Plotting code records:
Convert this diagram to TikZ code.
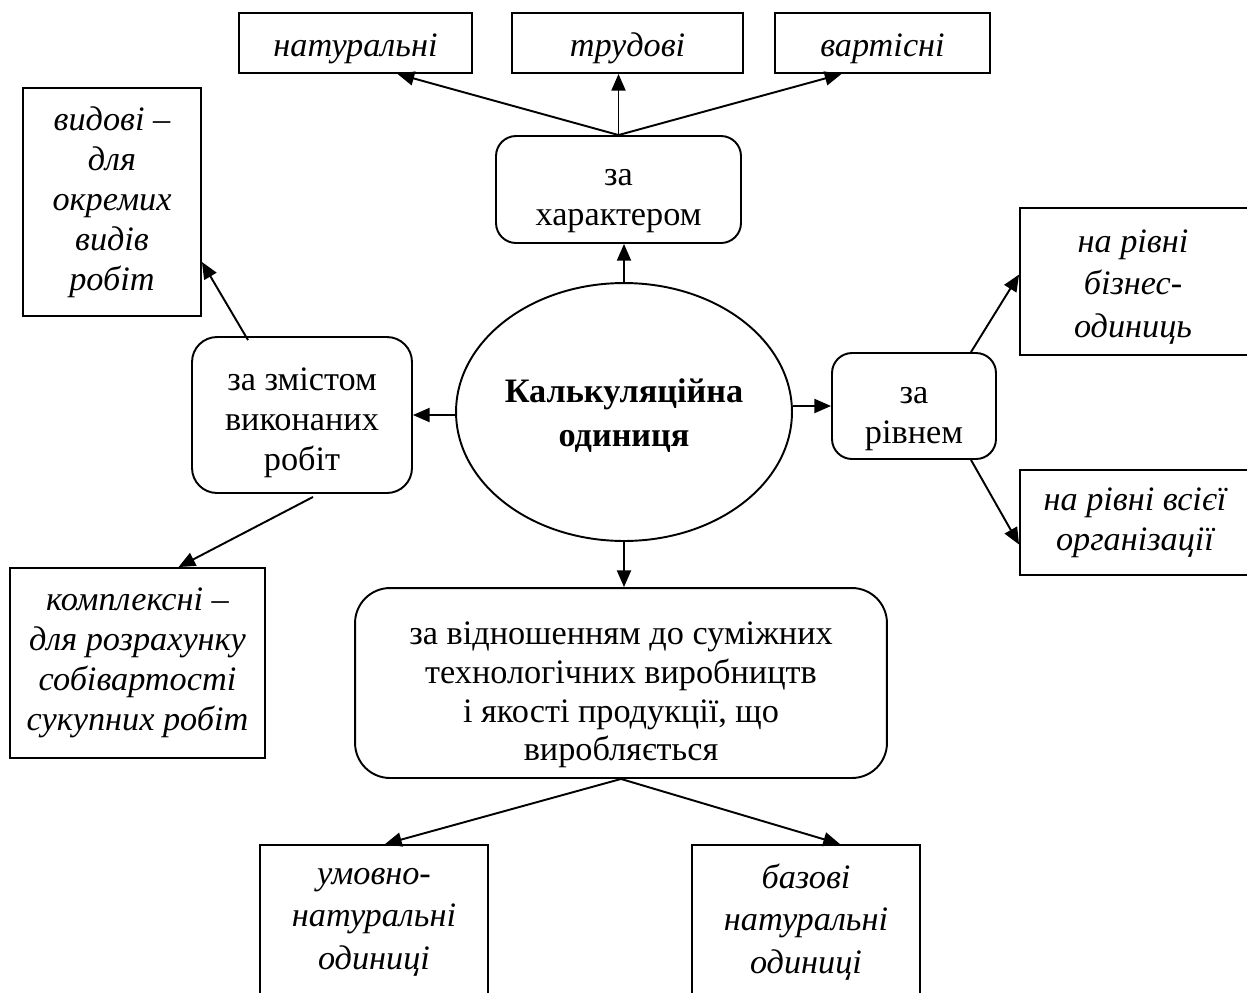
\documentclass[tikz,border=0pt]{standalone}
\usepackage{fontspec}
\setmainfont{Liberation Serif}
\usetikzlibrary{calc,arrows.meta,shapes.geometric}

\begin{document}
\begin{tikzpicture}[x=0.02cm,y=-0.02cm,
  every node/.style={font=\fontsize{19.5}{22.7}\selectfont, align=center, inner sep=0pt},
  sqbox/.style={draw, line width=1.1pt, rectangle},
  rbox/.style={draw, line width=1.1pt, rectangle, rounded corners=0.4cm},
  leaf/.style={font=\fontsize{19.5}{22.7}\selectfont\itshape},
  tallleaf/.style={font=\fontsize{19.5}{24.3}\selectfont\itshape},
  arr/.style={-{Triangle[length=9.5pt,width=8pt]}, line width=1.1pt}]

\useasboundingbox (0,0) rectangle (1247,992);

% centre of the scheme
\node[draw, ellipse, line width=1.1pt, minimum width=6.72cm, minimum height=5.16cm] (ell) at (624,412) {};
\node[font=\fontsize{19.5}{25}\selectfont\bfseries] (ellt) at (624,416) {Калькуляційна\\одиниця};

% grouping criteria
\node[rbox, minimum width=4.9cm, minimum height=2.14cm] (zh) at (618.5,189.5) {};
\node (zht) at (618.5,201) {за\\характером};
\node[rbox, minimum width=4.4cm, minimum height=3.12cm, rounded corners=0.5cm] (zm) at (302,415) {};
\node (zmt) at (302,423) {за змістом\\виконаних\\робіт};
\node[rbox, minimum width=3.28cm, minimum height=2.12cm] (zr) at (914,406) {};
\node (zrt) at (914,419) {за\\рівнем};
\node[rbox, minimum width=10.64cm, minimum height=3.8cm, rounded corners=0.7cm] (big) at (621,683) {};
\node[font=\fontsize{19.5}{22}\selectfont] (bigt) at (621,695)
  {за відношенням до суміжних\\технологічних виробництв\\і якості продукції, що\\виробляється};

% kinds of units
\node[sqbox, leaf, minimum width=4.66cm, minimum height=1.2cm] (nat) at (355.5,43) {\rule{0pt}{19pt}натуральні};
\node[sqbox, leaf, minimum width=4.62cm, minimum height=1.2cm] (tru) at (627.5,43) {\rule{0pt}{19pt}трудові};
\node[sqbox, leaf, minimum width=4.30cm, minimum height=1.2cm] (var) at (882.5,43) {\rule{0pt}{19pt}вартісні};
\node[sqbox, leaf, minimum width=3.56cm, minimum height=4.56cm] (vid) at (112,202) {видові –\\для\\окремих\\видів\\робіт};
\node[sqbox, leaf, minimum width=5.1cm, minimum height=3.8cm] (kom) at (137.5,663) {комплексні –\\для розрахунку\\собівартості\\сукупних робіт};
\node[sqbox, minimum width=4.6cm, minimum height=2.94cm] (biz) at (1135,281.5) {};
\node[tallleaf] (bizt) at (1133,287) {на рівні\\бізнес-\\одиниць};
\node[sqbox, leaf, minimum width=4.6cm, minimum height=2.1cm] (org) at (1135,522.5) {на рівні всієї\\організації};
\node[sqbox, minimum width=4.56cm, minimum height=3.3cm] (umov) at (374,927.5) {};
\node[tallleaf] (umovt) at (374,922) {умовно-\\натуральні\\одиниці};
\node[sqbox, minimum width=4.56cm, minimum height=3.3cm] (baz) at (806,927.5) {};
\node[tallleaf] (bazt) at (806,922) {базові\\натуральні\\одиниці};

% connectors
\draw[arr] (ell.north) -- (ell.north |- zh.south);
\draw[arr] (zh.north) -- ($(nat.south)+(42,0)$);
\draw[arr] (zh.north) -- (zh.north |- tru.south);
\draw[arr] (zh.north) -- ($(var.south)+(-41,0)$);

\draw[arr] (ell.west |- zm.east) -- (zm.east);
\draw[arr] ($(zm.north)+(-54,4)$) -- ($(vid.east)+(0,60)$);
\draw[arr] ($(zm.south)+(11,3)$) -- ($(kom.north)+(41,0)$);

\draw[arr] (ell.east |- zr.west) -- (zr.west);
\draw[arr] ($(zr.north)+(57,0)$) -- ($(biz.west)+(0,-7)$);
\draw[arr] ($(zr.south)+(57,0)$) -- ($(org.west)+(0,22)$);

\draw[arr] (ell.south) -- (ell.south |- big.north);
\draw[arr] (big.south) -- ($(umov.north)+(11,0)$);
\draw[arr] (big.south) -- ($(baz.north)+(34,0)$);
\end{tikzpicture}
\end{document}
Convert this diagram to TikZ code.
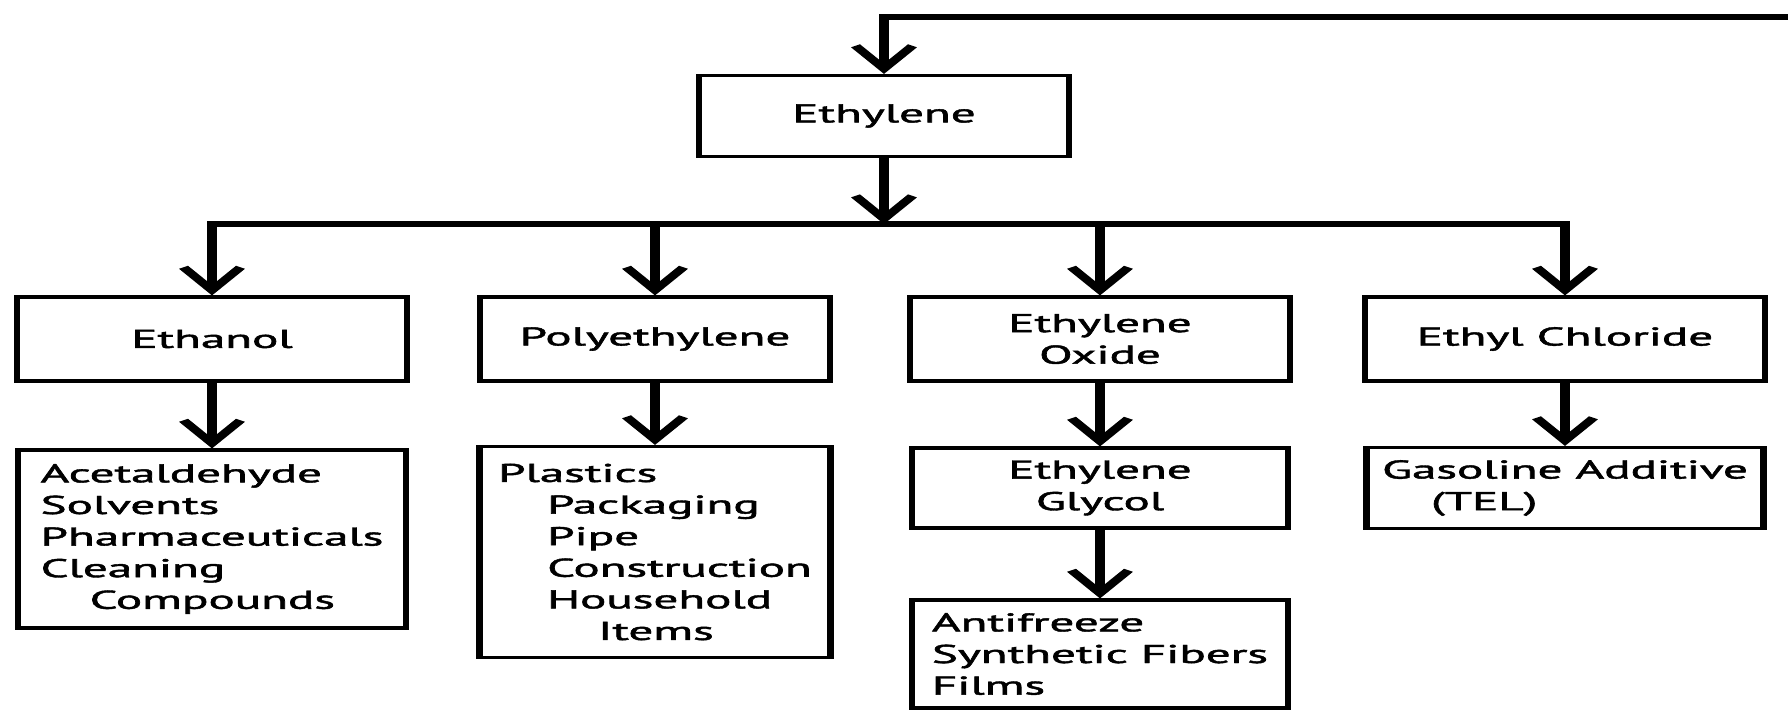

▸ WHAT THE TASK ASKS
Reproduce every line precisely as given, omitting all pictures.

▸ EXERCISE RESPONSE
Convert this diagram to TikZ code.
\documentclass[tikz,border=0pt]{standalone}
\usepackage{fontspec}
\setmainfont{Liberation Serif}
\usetikzlibrary{calc,arrows.meta,shapes.geometric}

\begin{document}
\begin{tikzpicture}[x=0.02cm,y=-0.02cm,
  every node/.style={font=\fontsize{19.5}{22.7}\selectfont, align=center, inner sep=0pt},
  sqbox/.style={draw, line width=1.1pt, rectangle},
  rbox/.style={draw, line width=1.1pt, rectangle, rounded corners=0.4cm},
  leaf/.style={font=\fontsize{19.5}{22.7}\selectfont\itshape},
  tallleaf/.style={font=\fontsize{19.5}{24.3}\selectfont\itshape},
  arr/.style={-{Triangle[length=9.5pt,width=8pt]}, line width=1.1pt}]

\useasboundingbox (0,0) rectangle (1247,992);

% centre of the scheme
\node[draw, ellipse, line width=1.1pt, minimum width=6.72cm, minimum height=5.16cm] (ell) at (624,412) {};
\node[font=\fontsize{19.5}{25}\selectfont\bfseries] (ellt) at (624,416) {Калькуляційна\\одиниця};

% grouping criteria
\node[rbox, minimum width=4.9cm, minimum height=2.14cm] (zh) at (618.5,189.5) {};
\node (zht) at (618.5,201) {за\\характером};
\node[rbox, minimum width=4.4cm, minimum height=3.12cm, rounded corners=0.5cm] (zm) at (302,415) {};
\node (zmt) at (302,423) {за змістом\\виконаних\\робіт};
\node[rbox, minimum width=3.28cm, minimum height=2.12cm] (zr) at (914,406) {};
\node (zrt) at (914,419) {за\\рівнем};
\node[rbox, minimum width=10.64cm, minimum height=3.8cm, rounded corners=0.7cm] (big) at (621,683) {};
\node[font=\fontsize{19.5}{22}\selectfont] (bigt) at (621,695)
  {за відношенням до суміжних\\технологічних виробництв\\і якості продукції, що\\виробляється};

% kinds of units
\node[sqbox, leaf, minimum width=4.66cm, minimum height=1.2cm] (nat) at (355.5,43) {\rule{0pt}{19pt}натуральні};
\node[sqbox, leaf, minimum width=4.62cm, minimum height=1.2cm] (tru) at (627.5,43) {\rule{0pt}{19pt}трудові};
\node[sqbox, leaf, minimum width=4.30cm, minimum height=1.2cm] (var) at (882.5,43) {\rule{0pt}{19pt}вартісні};
\node[sqbox, leaf, minimum width=3.56cm, minimum height=4.56cm] (vid) at (112,202) {видові –\\для\\окремих\\видів\\робіт};
\node[sqbox, leaf, minimum width=5.1cm, minimum height=3.8cm] (kom) at (137.5,663) {комплексні –\\для розрахунку\\собівартості\\сукупних робіт};
\node[sqbox, minimum width=4.6cm, minimum height=2.94cm] (biz) at (1135,281.5) {};
\node[tallleaf] (bizt) at (1133,287) {на рівні\\бізнес-\\одиниць};
\node[sqbox, leaf, minimum width=4.6cm, minimum height=2.1cm] (org) at (1135,522.5) {на рівні всієї\\організації};
\node[sqbox, minimum width=4.56cm, minimum height=3.3cm] (umov) at (374,927.5) {};
\node[tallleaf] (umovt) at (374,922) {умовно-\\натуральні\\одиниці};
\node[sqbox, minimum width=4.56cm, minimum height=3.3cm] (baz) at (806,927.5) {};
\node[tallleaf] (bazt) at (806,922) {базові\\натуральні\\одиниці};

% connectors
\draw[arr] (ell.north) -- (ell.north |- zh.south);
\draw[arr] (zh.north) -- ($(nat.south)+(42,0)$);
\draw[arr] (zh.north) -- (zh.north |- tru.south);
\draw[arr] (zh.north) -- ($(var.south)+(-41,0)$);

\draw[arr] (ell.west |- zm.east) -- (zm.east);
\draw[arr] ($(zm.north)+(-54,4)$) -- ($(vid.east)+(0,60)$);
\draw[arr] ($(zm.south)+(11,3)$) -- ($(kom.north)+(41,0)$);

\draw[arr] (ell.east |- zr.west) -- (zr.west);
\draw[arr] ($(zr.north)+(57,0)$) -- ($(biz.west)+(0,-7)$);
\draw[arr] ($(zr.south)+(57,0)$) -- ($(org.west)+(0,22)$);

\draw[arr] (ell.south) -- (ell.south |- big.north);
\draw[arr] (big.south) -- ($(umov.north)+(11,0)$);
\draw[arr] (big.south) -- ($(baz.north)+(34,0)$);
\end{tikzpicture}
\end{document}
Convert this diagram to TikZ code.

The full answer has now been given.